==== Recorded information
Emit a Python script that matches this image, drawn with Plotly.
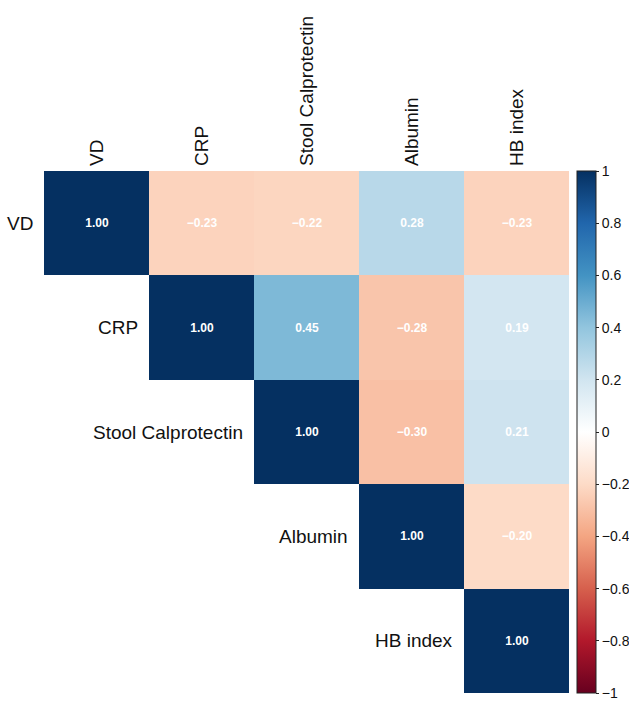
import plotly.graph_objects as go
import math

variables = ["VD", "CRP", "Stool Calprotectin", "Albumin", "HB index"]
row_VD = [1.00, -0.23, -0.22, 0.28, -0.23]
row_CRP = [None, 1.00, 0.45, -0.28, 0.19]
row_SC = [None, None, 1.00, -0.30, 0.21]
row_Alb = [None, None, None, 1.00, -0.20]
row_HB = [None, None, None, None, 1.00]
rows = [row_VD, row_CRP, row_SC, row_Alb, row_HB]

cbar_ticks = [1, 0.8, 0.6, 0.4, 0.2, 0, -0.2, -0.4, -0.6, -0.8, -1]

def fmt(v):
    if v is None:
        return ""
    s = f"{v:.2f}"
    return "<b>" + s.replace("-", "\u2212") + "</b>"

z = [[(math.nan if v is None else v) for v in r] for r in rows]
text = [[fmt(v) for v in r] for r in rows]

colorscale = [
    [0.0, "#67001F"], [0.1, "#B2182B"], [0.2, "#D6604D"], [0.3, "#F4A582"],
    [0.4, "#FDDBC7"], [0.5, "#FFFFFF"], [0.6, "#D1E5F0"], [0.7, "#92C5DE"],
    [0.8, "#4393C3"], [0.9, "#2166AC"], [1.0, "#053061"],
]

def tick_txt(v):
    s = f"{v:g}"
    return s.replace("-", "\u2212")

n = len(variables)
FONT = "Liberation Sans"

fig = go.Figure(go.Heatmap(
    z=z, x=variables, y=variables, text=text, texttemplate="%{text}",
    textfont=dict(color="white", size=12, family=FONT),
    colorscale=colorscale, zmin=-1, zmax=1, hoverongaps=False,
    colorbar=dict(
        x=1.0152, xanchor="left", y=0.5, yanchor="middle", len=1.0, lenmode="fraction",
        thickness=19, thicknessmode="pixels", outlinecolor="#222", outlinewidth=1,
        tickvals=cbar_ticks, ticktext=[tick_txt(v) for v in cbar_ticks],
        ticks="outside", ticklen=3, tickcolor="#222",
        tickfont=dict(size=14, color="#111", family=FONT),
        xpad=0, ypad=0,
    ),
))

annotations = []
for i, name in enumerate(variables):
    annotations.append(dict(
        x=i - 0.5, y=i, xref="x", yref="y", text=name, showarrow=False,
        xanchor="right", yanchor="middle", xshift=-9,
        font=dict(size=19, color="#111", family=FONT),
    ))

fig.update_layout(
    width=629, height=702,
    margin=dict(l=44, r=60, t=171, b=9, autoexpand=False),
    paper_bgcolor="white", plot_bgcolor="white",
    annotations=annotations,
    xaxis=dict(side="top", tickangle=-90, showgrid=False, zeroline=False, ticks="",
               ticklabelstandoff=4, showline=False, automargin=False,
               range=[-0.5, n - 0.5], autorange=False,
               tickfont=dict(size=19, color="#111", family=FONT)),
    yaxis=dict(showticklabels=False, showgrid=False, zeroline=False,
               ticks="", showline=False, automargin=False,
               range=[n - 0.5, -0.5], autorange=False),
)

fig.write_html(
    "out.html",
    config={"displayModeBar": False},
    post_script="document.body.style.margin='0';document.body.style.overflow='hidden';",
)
========
**Stated task:** Using the material above, set down every line exactly, but skip the pictures.

**Response:**
Emit a Python script that matches this image, drawn with Plotly.
import plotly.graph_objects as go
import math

variables = ["VD", "CRP", "Stool Calprotectin", "Albumin", "HB index"]
row_VD = [1.00, -0.23, -0.22, 0.28, -0.23]
row_CRP = [None, 1.00, 0.45, -0.28, 0.19]
row_SC = [None, None, 1.00, -0.30, 0.21]
row_Alb = [None, None, None, 1.00, -0.20]
row_HB = [None, None, None, None, 1.00]
rows = [row_VD, row_CRP, row_SC, row_Alb, row_HB]

cbar_ticks = [1, 0.8, 0.6, 0.4, 0.2, 0, -0.2, -0.4, -0.6, -0.8, -1]

def fmt(v):
    if v is None:
        return ""
    s = f"{v:.2f}"
    return "<b>" + s.replace("-", "\u2212") + "</b>"

z = [[(math.nan if v is None else v) for v in r] for r in rows]
text = [[fmt(v) for v in r] for r in rows]

colorscale = [
    [0.0, "#67001F"], [0.1, "#B2182B"], [0.2, "#D6604D"], [0.3, "#F4A582"],
    [0.4, "#FDDBC7"], [0.5, "#FFFFFF"], [0.6, "#D1E5F0"], [0.7, "#92C5DE"],
    [0.8, "#4393C3"], [0.9, "#2166AC"], [1.0, "#053061"],
]

def tick_txt(v):
    s = f"{v:g}"
    return s.replace("-", "\u2212")

n = len(variables)
FONT = "Liberation Sans"

fig = go.Figure(go.Heatmap(
    z=z, x=variables, y=variables, text=text, texttemplate="%{text}",
    textfont=dict(color="white", size=12, family=FONT),
    colorscale=colorscale, zmin=-1, zmax=1, hoverongaps=False,
    colorbar=dict(
        x=1.0152, xanchor="left", y=0.5, yanchor="middle", len=1.0, lenmode="fraction",
        thickness=19, thicknessmode="pixels", outlinecolor="#222", outlinewidth=1,
        tickvals=cbar_ticks, ticktext=[tick_txt(v) for v in cbar_ticks],
        ticks="outside", ticklen=3, tickcolor="#222",
        tickfont=dict(size=14, color="#111", family=FONT),
        xpad=0, ypad=0,
    ),
))

annotations = []
for i, name in enumerate(variables):
    annotations.append(dict(
        x=i - 0.5, y=i, xref="x", yref="y", text=name, showarrow=False,
        xanchor="right", yanchor="middle", xshift=-9,
        font=dict(size=19, color="#111", family=FONT),
    ))

fig.update_layout(
    width=629, height=702,
    margin=dict(l=44, r=60, t=171, b=9, autoexpand=False),
    paper_bgcolor="white", plot_bgcolor="white",
    annotations=annotations,
    xaxis=dict(side="top", tickangle=-90, showgrid=False, zeroline=False, ticks="",
               ticklabelstandoff=4, showline=False, automargin=False,
               range=[-0.5, n - 0.5], autorange=False,
               tickfont=dict(size=19, color="#111", family=FONT)),
    yaxis=dict(showticklabels=False, showgrid=False, zeroline=False,
               ticks="", showline=False, automargin=False,
               range=[n - 0.5, -0.5], autorange=False),
)

fig.write_html(
    "out.html",
    config={"displayModeBar": False},
    post_script="document.body.style.margin='0';document.body.style.overflow='hidden';",
)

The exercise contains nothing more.